Still working on the map. I mean I penciled in everything but not sure of the layout…
I’m tired. I look tired. I feel tired. But even then, I paint. I stare at a blank page and for the first time in like ever, the tiredness has me fooled into thinking I have no idea what to paint. Should I paint gems or hearts?
I had my Prussian Blue and Shell Pink ready to go. OK let’s paint. Let’s test the gouache. It’s amazing how opaque gouache is even at its lightest.
I keep using the word amazing today, not sure why, but I’m loving the word. What a beautiful color! Its perfectly clear that the thickest paint is hard to control. The trick is adding just enough water. The trick is to use the brush delicately and paint in one direction. That works for watercolor too.
Maybe this is the wrong color for the idea of sour lemons…with every spoonful of sugar the sour fades and all you savor is wonderful flavor.
Take two colors
Begin with yellow and gradually mix in pink. Wow, this is awesome. I thought of getting these guys smooth. Then Eric Carle’s sporadic paint patterns had me. This idea will definitely make its way in the book. It’s a colorful and beautiful way to express the sour lemons concept.
I’m learning color too. Do I see a little living coral? Yes. Let me work on the word love to practice transparencies. Have a few fun poster pages and some blank ones for writing? This could be part of the book ? I’ll figure it out…there are no impossibilities
Linchpin is a great book. I’ve always wanted something more than a job. I want to change people by thoughts or emotional appeal. Can my art do this? Or am I simply a painter?

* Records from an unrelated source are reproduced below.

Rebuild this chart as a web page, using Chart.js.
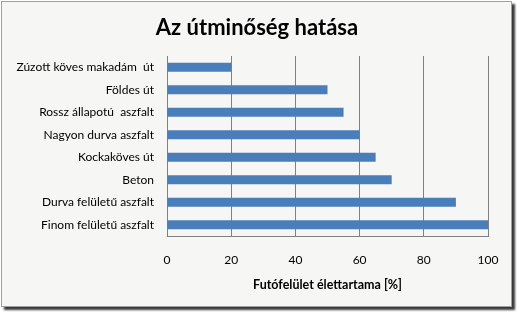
<!DOCTYPE html>
<html>
<head>
<meta charset="utf-8">
<script src="https://cdn.jsdelivr.net/npm/chart.js@4/dist/chart.umd.min.js"></script>
<style>
    body { margin: 0; background: #fff; }
    #frame {
        position: absolute; left: 1px; top: 1px; width: 509px; height: 304px;
        border: 1px solid #a0a0a0; background: #f6f6f4;
        box-shadow: 3px 3px 2px #3a3a3a;
    }
    #wrap { position: absolute; left: 0; top: 0; width: 521px; height: 316px; }
</style>
</head>
<body>
<div id="frame"></div>
<div id="wrap"><canvas id="chartRoad"></canvas></div>
<script>
var chartTitle = 'Az útminőség hatása';
var labels = [
    'Zúzott köves makadám  út',
    'Földes út',
    'Rossz állapotú  aszfalt',
    'Nagyon durva aszfalt',
    'Kockaköves út',
    'Beton',
    'Durva felületű aszfalt',
    'Finom felületű aszfalt'
];
var dataValue = [20, 50, 55, 60, 65, 70, 90, 100];
var xTicks = [0, 20, 40, 60, 80, 100];

var fontFamily = "Lato, 'Noto Sans', sans-serif";

// title drawn centred on the frame, not on the layout box
var titlePlugin = {
    id: 'frameTitle',
    afterDraw: function (chart) {
        var c = chart.ctx;
        c.save();
        c.font = 'bold 22px ' + fontFamily;
        c.fillStyle = '#000';
        c.textAlign = 'center';
        c.textBaseline = 'middle';
        c.fillText(chartTitle, 257, 28);
        c.restore();
    }
};

var ctx = document.getElementById('chartRoad');
var myBarChart = new Chart(ctx, {
    type: 'bar',
    data: {
        labels: labels,
        datasets: [{
            data: dataValue,
            backgroundColor: '#4a7ebb',
            barPercentage: 0.4,
            categoryPercentage: 1
        }]
    },
    plugins: [titlePlugin],
    options: {
        indexAxis: 'y',
        responsive: true,
        maintainAspectRatio: false,
        animation: false,
        layout: { padding: { top: 56, right: 33, bottom: 24, left: 0 } },
        plugins: {
            legend: { display: false },
            tooltip: { enabled: false }
        },
        scales: {
            x: {
                min: 0,
                max: 100,
                afterBuildTicks: function (axis) {
                    axis.ticks = xTicks.map(function (v) { return { value: v }; });
                },
                afterFit: function (axis) { axis.height = 56; },
                grid: { color: '#808080', drawTicks: false },
                border: { color: '#808080' },
                ticks: {
                    color: '#000',
                    padding: 17,
                    font: { family: fontFamily, size: 12 }
                },
                title: {
                    display: true,
                    text: 'Futófelület élettartama [%]',
                    color: '#000',
                    font: { family: fontFamily, size: 12.5, weight: 'bold' },
                    padding: { top: 0, bottom: 0 }
                }
            },
            y: {
                afterFit: function (axis) { axis.width = 167; },
                grid: { display: false, drawTicks: false },
                border: { color: '#808080' },
                ticks: {
                    color: '#000',
                    padding: 13,
                    font: { family: fontFamily, size: 12 }
                }
            }
        }
    }
});
</script>
</body>
</html>
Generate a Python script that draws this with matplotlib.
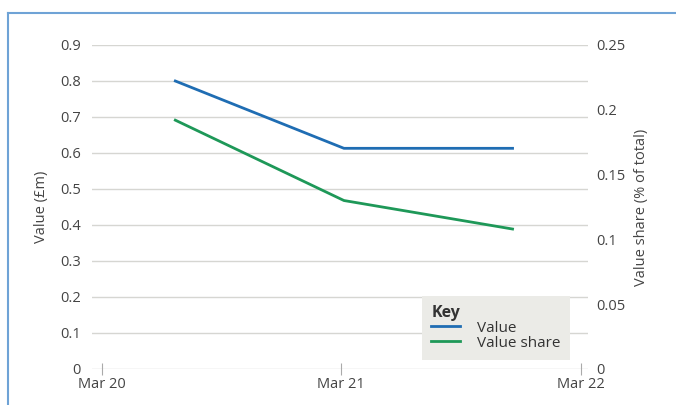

Most artists can’t draw. I’m glad for that one because I admit its true. Yes. I get frustrated trying to draw. Today I sat thinking, what should I draw? I haven’t drawn lately. That is one of my goals BUT why haven’t I drawn? I sat looking around the room, searching books but there was nothing I wanted to draw.
WAIT! I have been drawing like crazy for my newest book Ellie. Yeah Ellie sounds like a great name for a book. Forget about the title How to Grow A Tree. Ellie it is.

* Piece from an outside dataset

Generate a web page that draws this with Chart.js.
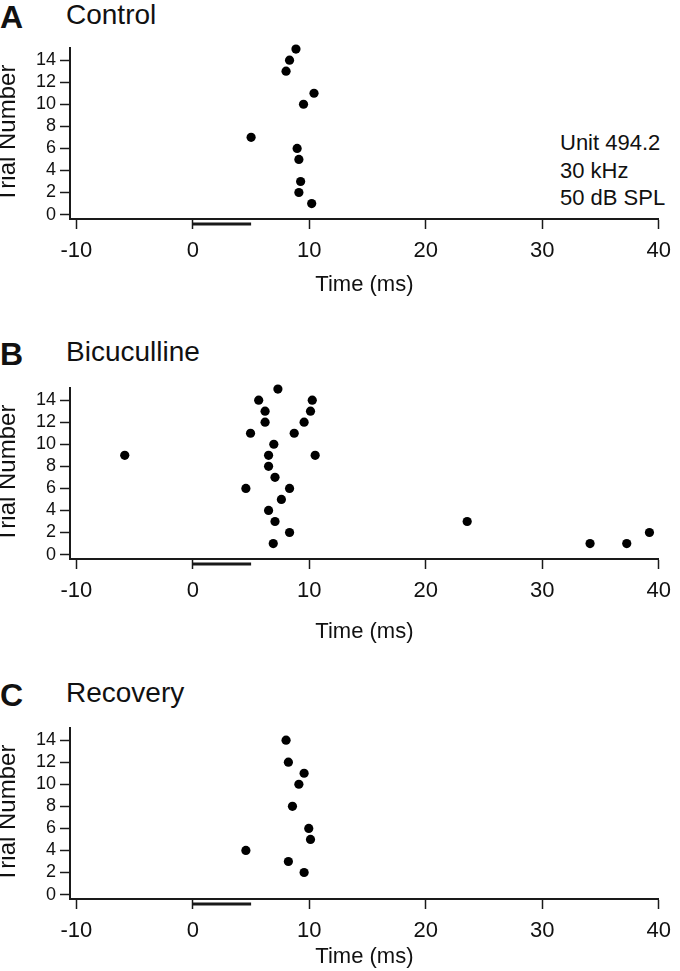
<!DOCTYPE html>
<html>
<head>
<meta charset="utf-8">
<script src="https://cdn.jsdelivr.net/npm/chart.js@4"></script>
<style>
  body { margin: 0; background: #fff; }
  #wrap { position: relative; width: 680px; height: 971px; font-family: 'Liberation Sans', Arial, sans-serif; color: #111; }
  canvas { position: absolute; left: 0; }
  .letter { position: absolute; left: 0; font-size: 32px; line-height: 32px; font-weight: bold; }
  .name { position: absolute; left: 66px; font-size: 28px; line-height: 28px; }
  .info { position: absolute; left: 560px; top: 129px; font-size: 22px; line-height: 27.5px; }
</style>
</head>
<body>
<div id="wrap">
  <div class="letter" style="top:1px">A</div><div class="name" style="top:1px">Control</div>
  <div class="letter" style="top:338px">B</div><div class="name" style="top:338px">Bicuculline</div>
  <div class="letter" style="top:679px">C</div><div class="name" style="top:679px">Recovery</div>
  <div class="info">Unit 494.2<br>30 kHz<br>50 dB SPL</div>
  <canvas id="chartA" width="680" height="300" style="top:0px"></canvas>
  <canvas id="chartB" width="680" height="330" style="top:320px"></canvas>
  <canvas id="chartC" width="680" height="311" style="top:660px"></canvas>
</div>
<script>
// axes
const xTicks = [-10, 0, 10, 20, 30, 40];
const yTicks = [0, 2, 4, 6, 8, 10, 12, 14];
const stimulus = [0, 5]; // stimulus on/off (ms)

// spike times (ms) and trial numbers
const controlTimes  = [8.85, 8.3, 8.0, 10.4, 9.5, 5.0, 8.95, 9.1, 9.25, 9.1, 10.2];
const controlTrials = [15, 14, 13, 11, 10, 7, 6, 5, 3, 2, 1];

const bicTimes  = [7.3, 5.65, 10.25, 6.2, 10.1, 6.2, 9.55, 4.95, 8.7, 6.95, -5.85, 6.5, 10.5, 6.5, 7.05, 4.55, 8.3, 7.6, 6.5, 7.05, 8.3, 6.9, 23.55, 34.1, 37.25, 39.2];
const bicTrials = [15, 14, 14, 13, 13, 12, 12, 11, 11, 10, 9, 9, 9, 8, 7, 6, 6, 5, 4, 3, 2, 1, 3, 1, 1, 2];

const recTimes  = [8.0, 8.2, 9.55, 9.1, 8.55, 9.95, 10.1, 4.55, 8.2, 9.55];
const recTrials = [14, 12, 11, 10, 8, 6, 5, 4, 3, 2];

Chart.defaults.font.family = "'Liberation Sans', Arial, sans-serif";
Chart.defaults.color = '#111';

const ink = '#1a1a1a';

// stimulus bar under the time axis
const stimBar = {
  id: 'stimBar',
  afterDraw(chart) {
    const xs = chart.scales.x, ys = chart.scales.y;
    const ctx = chart.ctx;
    ctx.save();
    ctx.strokeStyle = ink;
    ctx.lineWidth = 3;
    ctx.beginPath();
    ctx.moveTo(xs.getPixelForValue(stimulus[0]), ys.bottom + 5);
    ctx.lineTo(xs.getPixelForValue(stimulus[1]), ys.bottom + 5);
    ctx.stroke();
    ctx.restore();
  }
};

function makeRaster(id, times, trials, padTop, axisH, titlePad) {
  const pts = times.map((t, i) => ({ x: t, y: trials[i] }));
  return new Chart(document.getElementById(id), {
    type: 'scatter',
    data: {
      datasets: [{
        data: pts,
        backgroundColor: '#000',
        borderWidth: 0,
        pointRadius: 4.6,
        pointHoverRadius: 4.6,
        clip: false
      }]
    },
    options: {
      responsive: false,
      animation: false,
      events: [],
      layout: { padding: { top: padTop, right: 12, left: 0, bottom: 0 } },
      plugins: { legend: { display: false }, tooltip: { enabled: false } },
      scales: {
        x: {
          type: 'linear',
          min: -10.55,
          max: 40,
          afterBuildTicks: s => { s.ticks = xTicks.map(v => ({ value: v })); },
          afterFit: s => { s.height = axisH; },
          grid: { drawOnChartArea: false, drawTicks: true, tickLength: 10, tickWidth: 1.5, tickColor: ink },
          border: { display: true, width: 2, color: ink },
          ticks: { font: { size: 22 }, padding: 9, maxRotation: 0, autoSkip: false },
          title: { display: true, text: 'Time (ms)', font: { size: 22 }, padding: { top: 0, bottom: titlePad } }
        },
        y: {
          type: 'linear',
          min: -0.4,
          max: 15.1,
          afterBuildTicks: s => { s.ticks = yTicks.map(v => ({ value: v })); },
          afterFit: s => { s.width = 70; },
          grid: { drawOnChartArea: false, drawTicks: true, tickLength: 10, tickWidth: 1.5, tickColor: ink },
          border: { display: true, width: 2, color: ink },
          ticks: { font: { size: 18 }, padding: 4, autoSkip: false },
          title: { display: true, text: 'Trial Number', font: { size: 24, lineHeight: 0.7 }, padding: 0 }
        }
      }
    },
    plugins: [stimBar]
  });
}

makeRaster('chartA', controlTimes, controlTrials, 48, 81, 2);
makeRaster('chartB', bicTimes, bicTrials, 68, 91, 5);
makeRaster('chartC', recTimes, recTrials, 68, 72, 1);
</script>
</body>
</html>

I painted for Wise Trees. I started this whole writing adventure with Ana & Gorge. I moved on to other books so I could learn how to draw. I took a drawing class. Did lots of drawing. Wise Trees and Ellie were passion projects designed to help me improve. Yeah, I have been drawing the whole time.

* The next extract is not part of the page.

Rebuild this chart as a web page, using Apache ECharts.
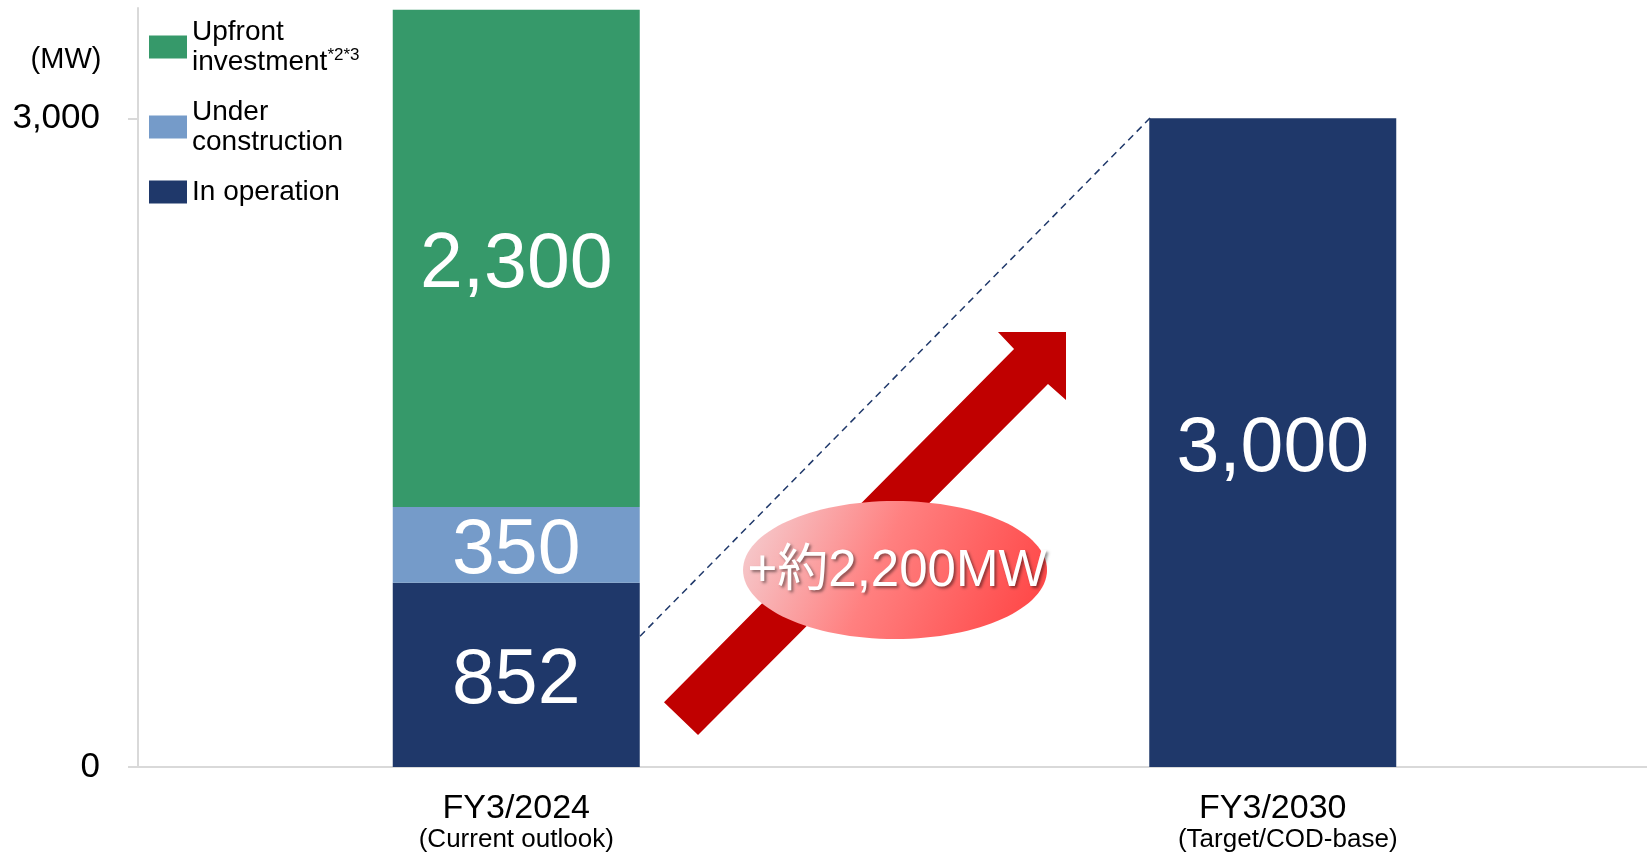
<!DOCTYPE html>
<html>
<head>
<meta charset="utf-8">
<script src="https://cdn.jsdelivr.net/npm/echarts@6/dist/echarts.min.js"></script>
<style>
  html, body { margin: 0; padding: 0; background: #fff; }
  #main { width: 1647px; height: 852px; }
</style>
</head>
<body>
<div id="main"></div>
<script>
var categories = ["FY3/2024", "FY3/2030"];
var categoryNotes = ["(Current outlook)", "(Target/COD-base)"];
var inOperation = [852, 3000];
var underConstruction = [350, "-"];
var upfrontInvestment = [2300, "-"];
var yTicks = [0, 3000];
var increaseText = "+約2,200MW";

var font = '"Liberation Sans", Arial, "Noto Sans CJK JP", sans-serif';
var navy = "#1F386A";

var myChart = echarts.init(document.getElementById("main"));

function fmt(v) {
  return Number(v).toLocaleString("en-US");
}

var legendText = {
  "Upfront investment": "{t|Upfront}\n{t|investment}{s|*2*3}",
  "Under construction": "{t|Under}\n{t|construction}",
  "In operation": "{t|In operation}",
};

var barLabel = {
  show: true,
  position: "inside",
  offset: [0, 7],
  color: "#fff",
  fontSize: 77,
  fontFamily: font,
  formatter: function (p) {
    return fmt(p.value);
  },
};

var option = {
  animation: false,
  textStyle: { fontFamily: font },
  grid: { left: 138, width: 1513, top: 8, bottom: 85, outerBoundsMode: "none" },
  legend: {
    orient: "vertical",
    left: 149,
    top: 18,
    padding: 0,
    itemWidth: 38,
    itemHeight: 23,
    itemGap: 22,
    icon: "rect",
    data: ["Upfront investment", "Under construction", "In operation"],
    formatter: function (name) {
      return legendText[name];
    },
    textStyle: {
      rich: {
        t: { fontSize: 28, lineHeight: 30, color: "#000", fontFamily: font },
        s: { fontSize: 17, lineHeight: 30, verticalAlign: "top", color: "#000", fontFamily: font },
      },
    },
  },
  xAxis: [
    {
      type: "category",
      data: categories,
      axisTick: { show: false },
      axisLine: { lineStyle: { color: "#D9D9D9", width: 2 } },
      axisLabel: {
        margin: 25,
        formatter: function (v, i) {
          return "{a|" + v + "}\n{" + (i === 1 ? "c" : "b") + "|" + categoryNotes[i] + "}";
        },
        rich: {
          a: { fontSize: 34, lineHeight: 34, color: "#000", fontFamily: font },
          b: { fontSize: 26, lineHeight: 28, color: "#000", fontFamily: font },
          c: { fontSize: 26, lineHeight: 28, color: "#000", fontFamily: font, padding: [0, 0, 0, 30] },
        },
      },
    },
    { type: "value", min: 0, max: 2, show: false },
  ],
  yAxis: {
    type: "value",
    min: 0,
    max: 3510,
    splitLine: { show: false },
    axisLine: { show: true, lineStyle: { color: "#D9D9D9", width: 2 } },
    axisTick: {
      show: true,
      length: 10,
      customValues: yTicks,
      lineStyle: { color: "#D9D9D9", width: 2 },
    },
    axisLabel: {
      margin: 38,
      fontSize: 35,
      color: "#000",
      fontFamily: font,
      customValues: yTicks,
      formatter: function (v) {
        return fmt(v);
      },
    },
  },
  series: [
    {
      name: "In operation",
      type: "bar",
      stack: "mw",
      barWidth: 247,
      itemStyle: { color: navy },
      label: barLabel,
      data: inOperation,
    },
    {
      name: "Under construction",
      type: "bar",
      stack: "mw",
      itemStyle: { color: "#759BC9" },
      label: barLabel,
      data: underConstruction,
    },
    {
      name: "Upfront investment",
      type: "bar",
      stack: "mw",
      itemStyle: { color: "#36996A" },
      label: barLabel,
      data: upfrontInvestment,
    },
    {
      // dashed guide from the current bar to the target bar
      type: "line",
      xAxisIndex: 1,
      yAxisIndex: 0,
      symbol: "none",
      silent: true,
      lineStyle: { color: navy, width: 1.5, type: [7, 5] },
      data: [
        [0.6636, 605],
        [1.3417, 3015],
      ],
      z: 5,
    },
  ],
};

myChart.setOption(option);

// arrow + ellipse callout, placed through the axes
function toPx(x, v) {
  return myChart.convertToPixel({ seriesIndex: 3 }, [x, v]);
}
var arrowPts = [
  [0.6953, 300],
  [1.158, 1933],
  [1.1368, 2012],
  [1.2267, 2012],
  [1.2267, 1697],
  [1.2029, 1771],
  [0.7403, 148],
].map(function (p) {
  return toPx(p[0], p[1]);
});
var center = toPx(1.0007, 911);

myChart.setOption({
  graphic: [
    {
      type: "text",
      x: 66,
      y: 60,
      style: {
        text: "(MW)",
        font: "29px " + font,
        fill: "#000",
        textAlign: "center",
        textVerticalAlign: "middle",
      },
    },
    {
      type: "polygon",
      z: 10,
      shape: { points: arrowPts },
      style: { fill: "#C00000" },
    },
    {
      type: "ellipse",
      z: 11,
      shape: { cx: center[0], cy: center[1], rx: 152, ry: 69 },
      style: {
        fill: new echarts.graphic.LinearGradient(0, 0, 1, 1, [
          { offset: 0, color: "#F4D3D6" },
          { offset: 0.45, color: "#FF8080" },
          { offset: 1, color: "#FF4040" },
        ]),
      },
    },
    {
      type: "text",
      z: 12,
      x: center[0] + 2,
      y: center[1] + 2,
      style: {
        text: increaseText,
        font: "51px " + font,
        fill: "#fff",
        textAlign: "center",
        textVerticalAlign: "middle",
        textShadowColor: "rgba(0,0,0,0.45)",
        textShadowBlur: 3,
        textShadowOffsetX: 2,
        textShadowOffsetY: 2,
      },
    },
  ],
});

window.addEventListener("resize", function () {
  myChart.resize();
});
</script>
</body>
</html>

What do these projects mean to me? Why? I have stories begging to be told. I have to create. I can’t breath without art.
These stories and all of my projects are ways for the reader to play in that wonderful place of imagination, curiosity, and love. If I can create from this place then I’d say that’s awesome art.
Now I’ll go adjust the font color and add my name to Wise Tress before. I’ll edit one last final time before I set up the file and press send. breath…
Talk about repainting and repainting trees. Last night I felt this tree needed more contrast.
I keep going over the story and paintings. This is my first book and I want to get it right.
I spent hours editing my Ana and George book. I realize that I I’ve been working on it way too long. I’m at the point where I, well it feels like an awesome song you keep singing and playing and then you lay it to rest.
I have other books I want to write. I started the nitty-gritty details like book size and how to include my author name.
I have decided to use my full name. Wait will I? Sometimes this indecisiveness irks me.
I’m almost done with the pictures for my second book…so many thoughts…I think I like the original one better.
I am procrastinating the final stages of my wise trees book. It’s true I have. I admit it to you world. The bigger question is WHY? I’m afraid of what” they’ll” think. Wise Trees came to me as I was strolling through the park, just me and Roxy. Since then I have painted many MANY trees. I have written and REWRITTEN many times.
Yeah… this tree and the color works
I Believe this book is awesome. I know it is BUT I am curious what the world will think? I keep painting and repainting trees.
I pencil in a time to register my book with the Library of Congress but have yet to do so. It’s time I know it is. There are many other books calling my name. I want and need to answer before the excitment ceases. I can eaither hold on to this book for a long time or go with what I feel and revel in that I already know that kids love my trees.